Last year I wrote that we were beginning to work with a number of IT services executives’ intent on creating and selling IP as a way to grow their businesses. What initially was a few firms dipping their toes in the IP waters is now blossoming into a tidal wave of activity, as more executives see this as the next logical stage in the constantly evolving partner ecosystem, and the path to new revenue and profitability.
The key to a successful IP offering is — as we’ve consistently counseled — to specialize in a specific segment of the market and drive to positions of No. 1 or No. 2 in that market. Having established your company as a clear leader in a specialized market gives you the experience and credibility to take a product-enabled solution that’s already 80 percent developed, and add to it the 20 percent customization that is most valuable to your customer.

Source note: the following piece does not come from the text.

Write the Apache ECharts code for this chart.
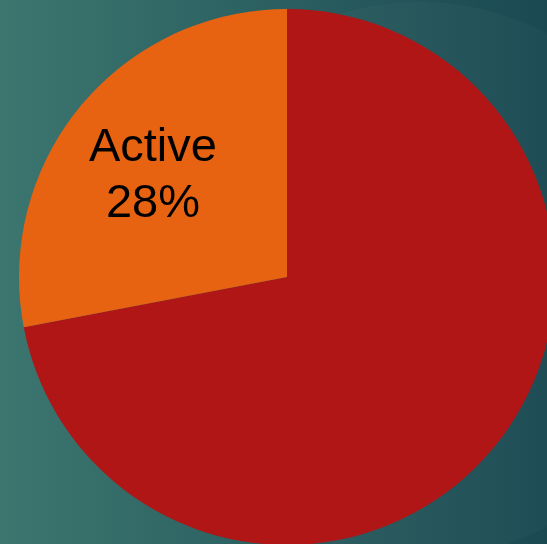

What the cloud is doing for small to midsize IT services firms today is enabling these companies to become more serious contenders in outsourcing maintenance and support. Up until now this playing field was dominated by the much larger services firms with the size, staff, and reach to effectively manage maintenance and support, and reap all the profits.
The New Model
Now, with the addition of IP and the impact of the cloud, we are in a position to revise our Full Services Lifecycle Model from a three-legged stool to a four-legged stool; specifically:
- Intellectual Property Development
- Professional Services: a combination of the earlier Advisory Services and Technical Consulting
- Managed Services: maintenance and support
- Outsourcing: a logical extension of maintenance and support
This newer, broader, four-legged Full Services Lifecycle Model allows you to get deeper into your client’s business with a broader range of services that ingratiates you to the point that you generate more recurring revenue and make it tougher for a competitor to get any traction.
A few years ago we were comfortable suggesting there is no reason why at least 40 percent of your revenue shouldn’t be coming from the recurring revenue of your managed services. Now with IP implementation and management, and outsourcing maintenance and support as a managed service, we think it’s reasonable to expect that your subscription-based revenue could be in the area of 75 percent of your total revenue.
The business case for successfully implementing a four-legged Full Services Lifecycle Model is the realistic expectation of improved profitability in the short-term, and an increase in the longer-term valuation of your company. The M&A market is presently valuing IT services companies in the range of six to eight times trailing 12-month EBITDA. It’s been our experience of late that companies that have adopted this new services model have seen valuations increase to eight to 10 times trailing 12-month EBITDA.
The IT services market has always rewarded early adopters who can either get new technologies or new services faster to market than the laggards. Keeping ahead of a rolling-stone-gathers-no-moss market is the stuff on which businesses are built and sustained. This is imperative for those executives who buy into IDC’s latest report that indicates that “30 percent of the tech industry’s suppliers…will not exist as we know them today in five years because they will either fail or be acquired.”